The National Theatre’s New Connections festival of youth theatre concluded at the Royal Lyceum on Saturday night, with Lyceum Youth Theatre providing the first half of a very slick, professional-standard double-bill.

Success by Nick Drake, inspired by the 18th century painter Hogarth’s The Rake’s Progress, comes over as a 21st century morality tale peppered with quirky 18th century stylistic flourishes. The characters speak in a playful, semi-poetic language that enthusiastically references the banalities and brand names of contemporary urban living, while the costume design is a strange collision of “noughties” raunch and 18th century frills and bustles.  In an unnamed city, Tom Rakewell (Hector Brown) suddenly makes his fortune, meets the girl of his dreams Lucy (Kim Donohoe) and comes under the thrall of the sinister Nick Shadow (Steve McMahon), his mentor/manipulator in filthy-rich living, as he figures out how best to capitalise on his new found success. While he begins with the world at his feet, inevitably, it’s all easy-come-easy-go, with the drama exuding the familiar and inescapable sense of desperation at the heart of every level of capitalist society.

Glamorous, extravagant parties on the one hand and the disenfranchised urban underbelly on the other

LYT’s energetically physical portrayal of glamorous, extravagant parties on the one hand and the disenfranchised urban underbelly on the other is enhanced by strong lead performances and a good all round ensemble, as well as the slick production values you’d expect from the youth theatre arm of the Royal Lyceum. However, with all the fabulous costumes, hip tunes and sexy dance sequences, they can’t help but make the unhinged hedonism of the first half look like a helluva lot of fun, so that the moralising of the second half seems a wee bit half-hearted in comparison. But perhaps this is simply a reflection of how hungry for success these talented young actors really are.
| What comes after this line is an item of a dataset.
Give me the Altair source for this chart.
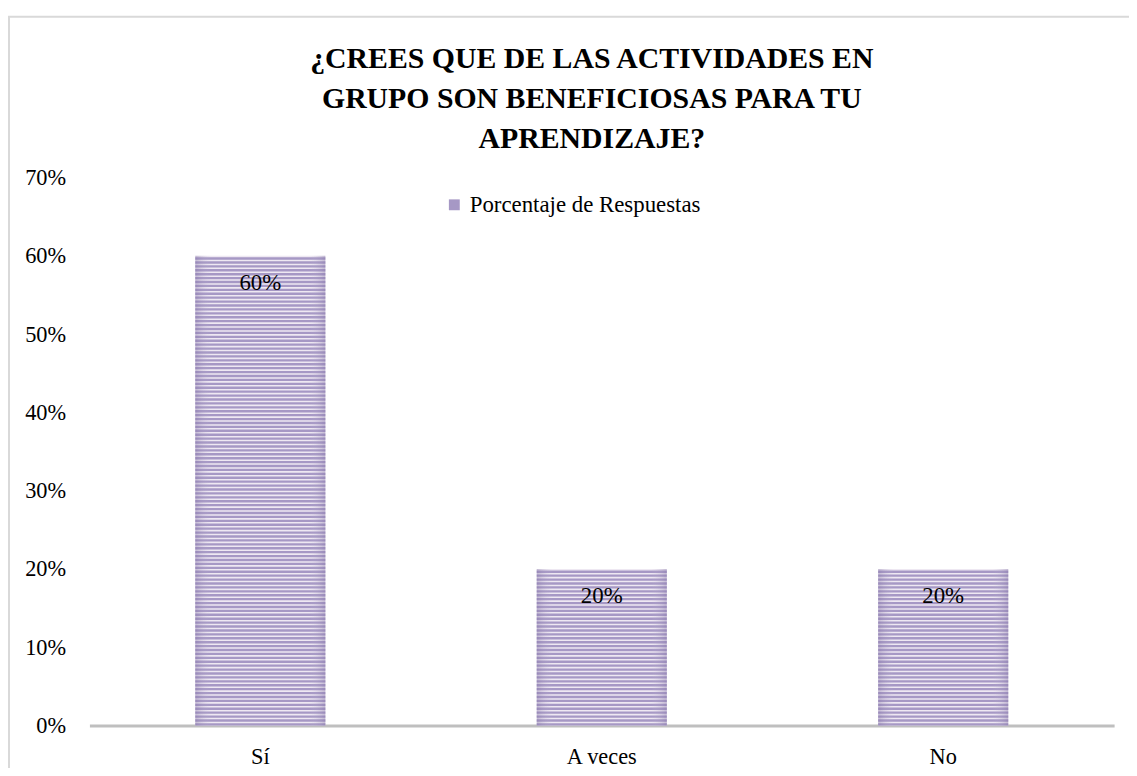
import altair as alt
import pandas as pd

# ---- data ----
categories = ["Sí", "A veces", "No"]
values = [0.60, 0.20, 0.20]
value_labels = ["60%", "20%", "20%"]
series_name = "Porcentaje de Respuestas"
y_ticks = [0.0, 0.1, 0.2, 0.3, 0.4, 0.5, 0.6, 0.7]
title_lines = [
    "¿CREES QUE DE LAS ACTIVIDADES EN",
    "GRUPO SON BENEFICIOSAS PARA TU",
    "APRENDIZAJE?",
]

FONT = "Liberation Serif, Times New Roman, DejaVu Serif, serif"
STRIPE = "#a698c5"

df = pd.DataFrame({
    "categoria": categories,
    "valor": values,
    "etiqueta": value_labels,
    "serie": [series_name] * len(categories),
})

x_enc = alt.X(
    "categoria:N",
    sort=categories,
    scale=alt.Scale(paddingInner=0.619, paddingOuter=0.31),
    axis=alt.Axis(
        title=None, labelAngle=0, ticks=False,
        domainColor="#bfbfbf", domainWidth=3,
        labelFont=FONT, labelFontSize=22.5, labelColor="#000000",
        labelPadding=20,
    ),
)
y_axis = alt.Axis(
    title=None, format=".0%", values=y_ticks, grid=False,
    domain=False, ticks=False, labelFont=FONT, labelFontSize=22.5,
    labelColor="#000000", labelPadding=24,
)
y_scale = alt.Scale(domain=[0, 0.7], nice=False)

light_fill = alt.LinearGradient(
    gradient="linear", x1=0, x2=1, y1=0, y2=0,
    stops=[
        alt.GradientStop(offset=0, color="#d9d1e4"),
        alt.GradientStop(offset=0.12, color="#eee8f2"),
        alt.GradientStop(offset=0.88, color="#eee8f2"),
        alt.GradientStop(offset=1, color="#d9d1e4"),
    ],
)
edge_shade = alt.LinearGradient(
    gradient="linear", x1=0, x2=1, y1=0, y2=0,
    stops=[
        alt.GradientStop(offset=0, color="rgba(90,70,130,0.18)"),
        alt.GradientStop(offset=0.12, color="rgba(255,255,255,0)"),
        alt.GradientStop(offset=0.88, color="rgba(255,255,255,0)"),
        alt.GradientStop(offset=1, color="rgba(90,70,130,0.18)"),
    ],
)

base = alt.Chart(df).mark_bar(color=light_fill).encode(
    x=x_enc, y=alt.Y("valor:Q", scale=y_scale, axis=y_axis)
)

stripes = (
    alt.Chart(df)
    .transform_calculate(s="sequence(0, datum.valor, 0.005)")
    .transform_flatten(["s"])
    .transform_calculate(s2="min(datum.s + 0.003, datum.valor)")
    .mark_bar()
    .encode(
        x=x_enc,
        y=alt.Y("s:Q", scale=y_scale, axis=y_axis),
        y2="s2:Q",
        color=alt.Color(
            "serie:N",
            scale=alt.Scale(range=[STRIPE]),
            legend=alt.Legend(
                title=None, orient="none", legendX=356, legendY=16,
                symbolType="square", symbolSize=120, symbolStrokeWidth=0,
                labelFont=FONT, labelFontSize=23, labelColor="#000000",
                labelLimit=500,
            ),
        ),
    )
)

shade = alt.Chart(df).mark_bar(color=edge_shade).encode(
    x=x_enc, y=alt.Y("valor:Q", scale=y_scale, axis=y_axis)
)

text = alt.Chart(df).mark_text(
    dy=27, baseline="middle", font=FONT, fontSize=23, color="#000000"
).encode(
    x=x_enc, y=alt.Y("valor:Q", scale=y_scale, axis=y_axis), text="etiqueta:N"
)

frame = alt.Chart(pd.DataFrame({"marco": [0]})).mark_rect(
    fill="#ffffff", fillOpacity=0, stroke="#d9d9d9", strokeWidth=2
).encode(
    x=alt.value(-81), x2=alt.value(1070),
    y=alt.value(-162), y2=alt.value(620),
)

chart = (
    alt.layer(frame, base, stripes, shade, text)
    .properties(
        width=1032,
        height=552,
        autosize=alt.AutoSizeParams(type="none"),
        padding={"left": 82, "top": 168, "right": 15, "bottom": 40},
        title=alt.TitleParams(
            text=title_lines, font=FONT, fontSize=30, fontWeight="bold",
            color="#000000", anchor="middle", lineHeight=40, offset=26,
            dx=-10, dy=165, frame="group",
        ),
    )
    .configure(background="#ffffff", font=FONT)
    .configure_view(strokeWidth=0, stroke="transparent")
)

chart.save("out.html", embed_options={"renderer": "svg", "actions": False})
The second half, provided by Kildare Youth Theatre’s version of Anthony Neilson’s The Séance, continued the high production values set by LYT in the first half, but provided an enjoyable contrast in style and tone. On a hot summer evening, seven teenagers get together to hold a séance, complete with ouija boards, scented candles, and crystal glasses, in the hopes of communicating with the spirit of their dead friend.

love, jealousy, deception, death and madness.

Neilson takes this the almost retro staple of teenage drama and urban myth and turns on its head. Basically if you take a black-humoured teenage comedy-drama and make it all Chekhovian, you’ve got The Séance. All the drama is in the minutiae of conversation and bickering, the entrances and exits, what’s said and what’s left unsaid, ultimately sidelining the title’s (non-)event of the evening into irrelevance.

Rather than a cheesy supernatural thrill-fest, what we get instead is a convincing character piece which displays an admirable lightness of touch as it explores themes of love, jealousy, deception, death and madness. The bare-bones staging and lighting design allow the seven actors to really shine, with performances that are impressively polished yet demonstrate a faultlessly downplayed realism and terrific comic timing.